— What you will do —
Leave out any picture and return the remaining listing below exactly as given.
⟨
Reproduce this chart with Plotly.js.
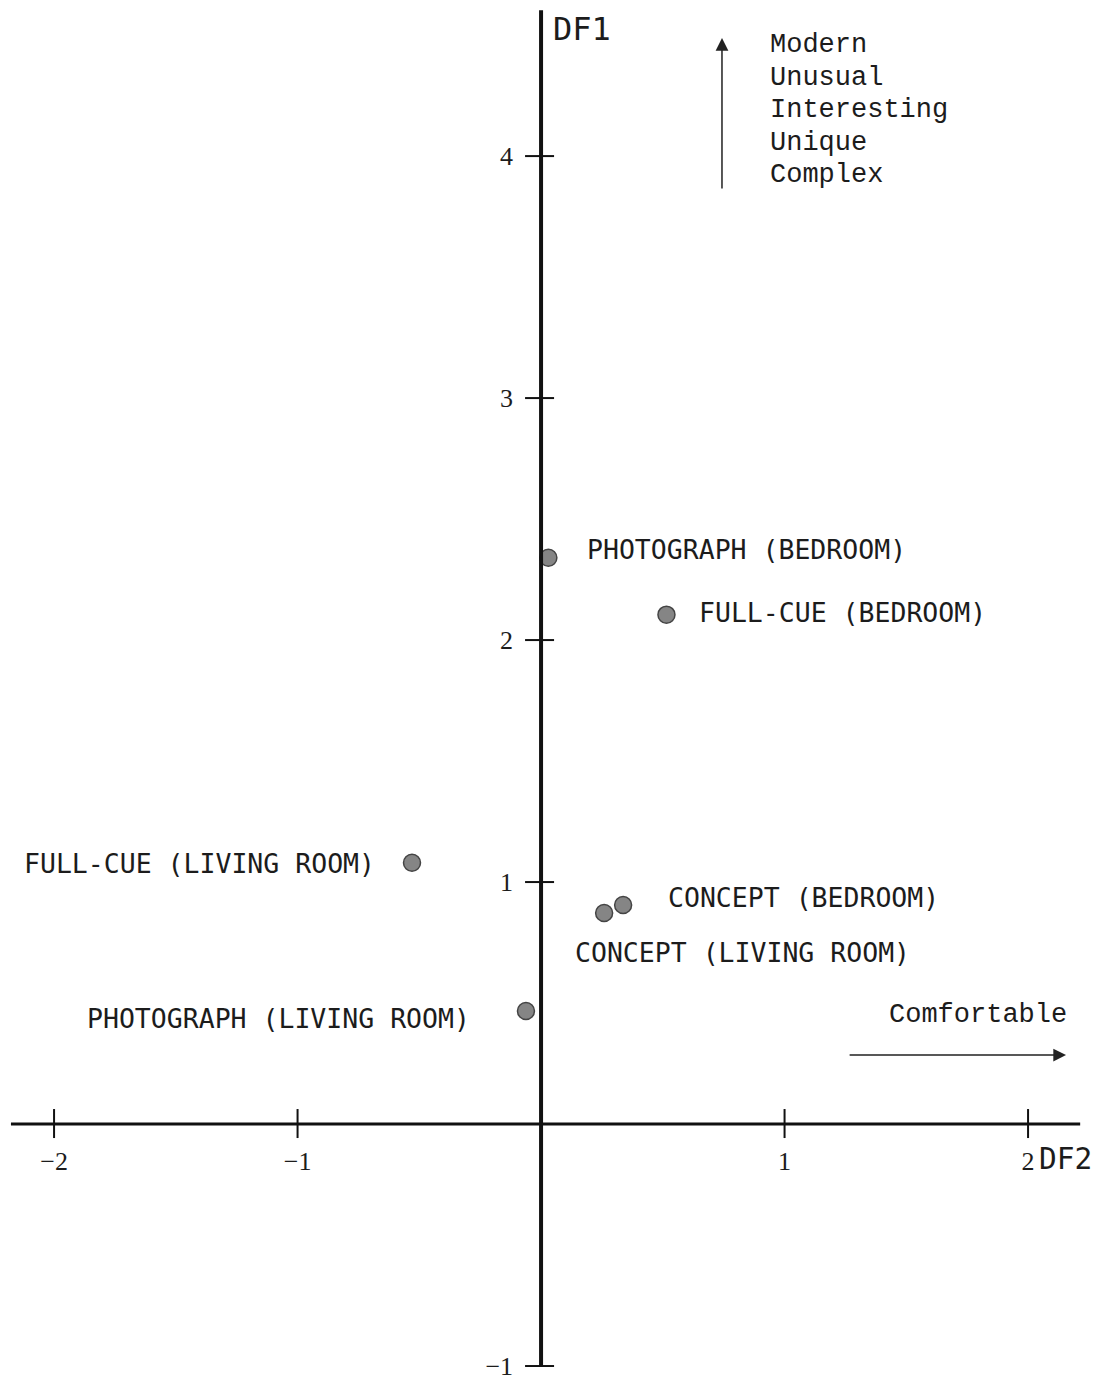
<!DOCTYPE html>
<html>
<head>
<meta charset="utf-8">
<script src="https://cdn.plot.ly/plotly-3.0.1.min.js"></script>
<style>html,body{margin:0;padding:0;background:#fff;}#chart{width:1096px;height:1382px;}</style>
</head>
<body>
<div id="chart"></div>
<script>
// ---- data ----
const labels = [
  "PHOTOGRAPH (BEDROOM)",
  "FULL-CUE (BEDROOM)",
  "FULL-CUE (LIVING ROOM)",
  "CONCEPT (BEDROOM)",
  "CONCEPT (LIVING ROOM)",
  "PHOTOGRAPH (LIVING ROOM)"
];
const df2 = [0.03, 0.515, -0.53, 0.337, 0.259, -0.062];
const df1 = [2.34, 2.105, 1.08, 0.905, 0.872, 0.467];
const xTicks = [-2, -1, 1, 2];
const yTicks = [-1, 1, 2, 3, 4];
const xTickText = ["\u22122", "\u22121", "1", "2"];
const yTickText = ["\u22121", "1", "2", "3", "4"];
const df1Words = ["Modern", "Unusual", "Interesting", "Unique", "Complex"];
const df2Words = ["Comfortable"];

// ---- layout / styles ----
const xRange = [-2.222, 2.279];
const yRange = [-1.066, 4.645];
const pxY = (yRange[1] - yRange[0]) / 1382;
const ink = "#1c1c1c";
const labelFont = {family: "DejaVu Sans Mono, Liberation Mono, monospace", size: 26.5, color: ink};
const monoFont = {family: "Liberation Mono, DejaVu Sans Mono, monospace", size: 27, color: ink};
const tickFont = {family: "Liberation Serif, DejaVu Serif, serif", size: 26, color: ink};
const nameFont1 = {family: "DejaVu Sans Mono, monospace", size: 32, color: ink};
const nameFont2 = {family: "DejaVu Sans Mono, monospace", size: 29.5, color: ink};
// label placement relative to each point: [xanchor, xshift, yshift]
const labelPlace = [
  ["left", 37, 8],
  ["left", 31, 2],
  ["right", -35, -1],
  ["left", 43, 8],
  ["left", -31, -39],
  ["right", -54, -7]
];

const shapes = [];
// axis lines
shapes.push({type: "line", xref: "x", yref: "y", x0: -2.177, x1: 2.214, y0: 0, y1: 0, line: {color: "#111", width: 3}});
shapes.push({type: "line", xref: "x", yref: "y", x0: 0, x1: 0, y0: -1.0, y1: 4.603, line: {color: "#111", width: 4}});
// crossing ticks
xTicks.forEach(v => shapes.push({type: "line", xref: "x", yref: "y", ysizemode: "pixel", yanchor: 0,
  x0: v, x1: v, y0: -14, y1: 15, line: {color: "#111", width: 2}}));
yTicks.forEach(v => shapes.push({type: "line", xref: "x", yref: "y", xsizemode: "pixel", xanchor: 0,
  y0: v, y1: v, x0: -16, x1: 13, line: {color: "#111", width: 2}}));

const annotations = [];
labels.forEach((t, i) => annotations.push({
  x: df2[i], y: df1[i], xref: "x", yref: "y", text: t, showarrow: false,
  xanchor: labelPlace[i][0], yanchor: "middle", xshift: labelPlace[i][1], yshift: labelPlace[i][2],
  font: labelFont
}));
// axis names
annotations.push({x: 0, y: yRange[1], xref: "x", yref: "y", text: "DF1", showarrow: false,
  xanchor: "left", yanchor: "middle", xshift: 10, yshift: -29, font: nameFont1});
annotations.push({x: 2, y: 0, xref: "x", yref: "y", text: "DF2", showarrow: false,
  xanchor: "left", yanchor: "middle", xshift: 9, yshift: -35, font: nameFont2});
// DF1 descriptor list with upward arrow
df1Words.forEach((w, i) => annotations.push({
  x: 0.93, y: yRange[1] - (45 + i * 32.5) * pxY, xref: "x", yref: "y", text: w, showarrow: false,
  xanchor: "left", yanchor: "middle", font: monoFont
}));
annotations.push({x: 0.743, y: 4.488, ax: 0.743, ay: 3.86,
  xref: "x", yref: "y", axref: "x", ayref: "y", text: "", showarrow: true,
  arrowhead: 2, arrowsize: 1.7, arrowwidth: 1.5, arrowcolor: "#222"});
// DF2 descriptor with right arrow
annotations.push({x: 2.17, y: 0.285, xref: "x", yref: "y", text: df2Words[0], showarrow: false,
  xanchor: "right", yanchor: "middle", yshift: 40, font: monoFont});
annotations.push({x: 2.156, y: 0.285, ax: 1.261, ay: 0.285,
  xref: "x", yref: "y", axref: "x", ayref: "y", text: "", showarrow: true,
  arrowhead: 2, arrowsize: 1.7, arrowwidth: 1.5, arrowcolor: "#222"});

const trace = {
  x: df2, y: df1, type: "scatter", mode: "markers", text: labels, hoverinfo: "text",
  marker: {size: 17, color: "#858585", line: {color: "#444", width: 1.5}}
};

const layout = {
  width: 1096, height: 1382,
  margin: {l: 0, r: 0, t: 0, b: 0},
  paper_bgcolor: "#fff", plot_bgcolor: "#fff",
  showlegend: false,
  xaxis: {range: xRange, anchor: "free", position: (0 - yRange[0]) / (yRange[1] - yRange[0]),
    showgrid: false, zeroline: false, showline: false, ticks: "",
    tickmode: "array", tickvals: xTicks, ticktext: xTickText,
    ticklabelstandoff: 19, tickfont: tickFont},
  yaxis: {range: yRange, anchor: "free", position: (0 - xRange[0]) / (xRange[1] - xRange[0]),
    showgrid: false, zeroline: false, showline: false, ticks: "",
    tickmode: "array", tickvals: yTicks, ticktext: yTickText,
    ticklabelstandoff: 28, tickfont: tickFont},
  shapes: shapes,
  annotations: annotations
};

Plotly.newPlot("chart", [trace], layout, {displayModeBar: false, staticPlot: true});
</script>
</body>
</html>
⟩
— Final result —
Reproduce this chart with Plotly.js.
<!DOCTYPE html>
<html>
<head>
<meta charset="utf-8">
<script src="https://cdn.plot.ly/plotly-3.0.1.min.js"></script>
<style>html,body{margin:0;padding:0;background:#fff;}#chart{width:1096px;height:1382px;}</style>
</head>
<body>
<div id="chart"></div>
<script>
// ---- data ----
const labels = [
  "PHOTOGRAPH (BEDROOM)",
  "FULL-CUE (BEDROOM)",
  "FULL-CUE (LIVING ROOM)",
  "CONCEPT (BEDROOM)",
  "CONCEPT (LIVING ROOM)",
  "PHOTOGRAPH (LIVING ROOM)"
];
const df2 = [0.03, 0.515, -0.53, 0.337, 0.259, -0.062];
const df1 = [2.34, 2.105, 1.08, 0.905, 0.872, 0.467];
const xTicks = [-2, -1, 1, 2];
const yTicks = [-1, 1, 2, 3, 4];
const xTickText = ["\u22122", "\u22121", "1", "2"];
const yTickText = ["\u22121", "1", "2", "3", "4"];
const df1Words = ["Modern", "Unusual", "Interesting", "Unique", "Complex"];
const df2Words = ["Comfortable"];

// ---- layout / styles ----
const xRange = [-2.222, 2.279];
const yRange = [-1.066, 4.645];
const pxY = (yRange[1] - yRange[0]) / 1382;
const ink = "#1c1c1c";
const labelFont = {family: "DejaVu Sans Mono, Liberation Mono, monospace", size: 26.5, color: ink};
const monoFont = {family: "Liberation Mono, DejaVu Sans Mono, monospace", size: 27, color: ink};
const tickFont = {family: "Liberation Serif, DejaVu Serif, serif", size: 26, color: ink};
const nameFont1 = {family: "DejaVu Sans Mono, monospace", size: 32, color: ink};
const nameFont2 = {family: "DejaVu Sans Mono, monospace", size: 29.5, color: ink};
// label placement relative to each point: [xanchor, xshift, yshift]
const labelPlace = [
  ["left", 37, 8],
  ["left", 31, 2],
  ["right", -35, -1],
  ["left", 43, 8],
  ["left", -31, -39],
  ["right", -54, -7]
];

const shapes = [];
// axis lines
shapes.push({type: "line", xref: "x", yref: "y", x0: -2.177, x1: 2.214, y0: 0, y1: 0, line: {color: "#111", width: 3}});
shapes.push({type: "line", xref: "x", yref: "y", x0: 0, x1: 0, y0: -1.0, y1: 4.603, line: {color: "#111", width: 4}});
// crossing ticks
xTicks.forEach(v => shapes.push({type: "line", xref: "x", yref: "y", ysizemode: "pixel", yanchor: 0,
  x0: v, x1: v, y0: -14, y1: 15, line: {color: "#111", width: 2}}));
yTicks.forEach(v => shapes.push({type: "line", xref: "x", yref: "y", xsizemode: "pixel", xanchor: 0,
  y0: v, y1: v, x0: -16, x1: 13, line: {color: "#111", width: 2}}));

const annotations = [];
labels.forEach((t, i) => annotations.push({
  x: df2[i], y: df1[i], xref: "x", yref: "y", text: t, showarrow: false,
  xanchor: labelPlace[i][0], yanchor: "middle", xshift: labelPlace[i][1], yshift: labelPlace[i][2],
  font: labelFont
}));
// axis names
annotations.push({x: 0, y: yRange[1], xref: "x", yref: "y", text: "DF1", showarrow: false,
  xanchor: "left", yanchor: "middle", xshift: 10, yshift: -29, font: nameFont1});
annotations.push({x: 2, y: 0, xref: "x", yref: "y", text: "DF2", showarrow: false,
  xanchor: "left", yanchor: "middle", xshift: 9, yshift: -35, font: nameFont2});
// DF1 descriptor list with upward arrow
df1Words.forEach((w, i) => annotations.push({
  x: 0.93, y: yRange[1] - (45 + i * 32.5) * pxY, xref: "x", yref: "y", text: w, showarrow: false,
  xanchor: "left", yanchor: "middle", font: monoFont
}));
annotations.push({x: 0.743, y: 4.488, ax: 0.743, ay: 3.86,
  xref: "x", yref: "y", axref: "x", ayref: "y", text: "", showarrow: true,
  arrowhead: 2, arrowsize: 1.7, arrowwidth: 1.5, arrowcolor: "#222"});
// DF2 descriptor with right arrow
annotations.push({x: 2.17, y: 0.285, xref: "x", yref: "y", text: df2Words[0], showarrow: false,
  xanchor: "right", yanchor: "middle", yshift: 40, font: monoFont});
annotations.push({x: 2.156, y: 0.285, ax: 1.261, ay: 0.285,
  xref: "x", yref: "y", axref: "x", ayref: "y", text: "", showarrow: true,
  arrowhead: 2, arrowsize: 1.7, arrowwidth: 1.5, arrowcolor: "#222"});

const trace = {
  x: df2, y: df1, type: "scatter", mode: "markers", text: labels, hoverinfo: "text",
  marker: {size: 17, color: "#858585", line: {color: "#444", width: 1.5}}
};

const layout = {
  width: 1096, height: 1382,
  margin: {l: 0, r: 0, t: 0, b: 0},
  paper_bgcolor: "#fff", plot_bgcolor: "#fff",
  showlegend: false,
  xaxis: {range: xRange, anchor: "free", position: (0 - yRange[0]) / (yRange[1] - yRange[0]),
    showgrid: false, zeroline: false, showline: false, ticks: "",
    tickmode: "array", tickvals: xTicks, ticktext: xTickText,
    ticklabelstandoff: 19, tickfont: tickFont},
  yaxis: {range: yRange, anchor: "free", position: (0 - xRange[0]) / (xRange[1] - xRange[0]),
    showgrid: false, zeroline: false, showline: false, ticks: "",
    tickmode: "array", tickvals: yTicks, ticktext: yTickText,
    ticklabelstandoff: 28, tickfont: tickFont},
  shapes: shapes,
  annotations: annotations
};

Plotly.newPlot("chart", [trace], layout, {displayModeBar: false, staticPlot: true});
</script>
</body>
</html>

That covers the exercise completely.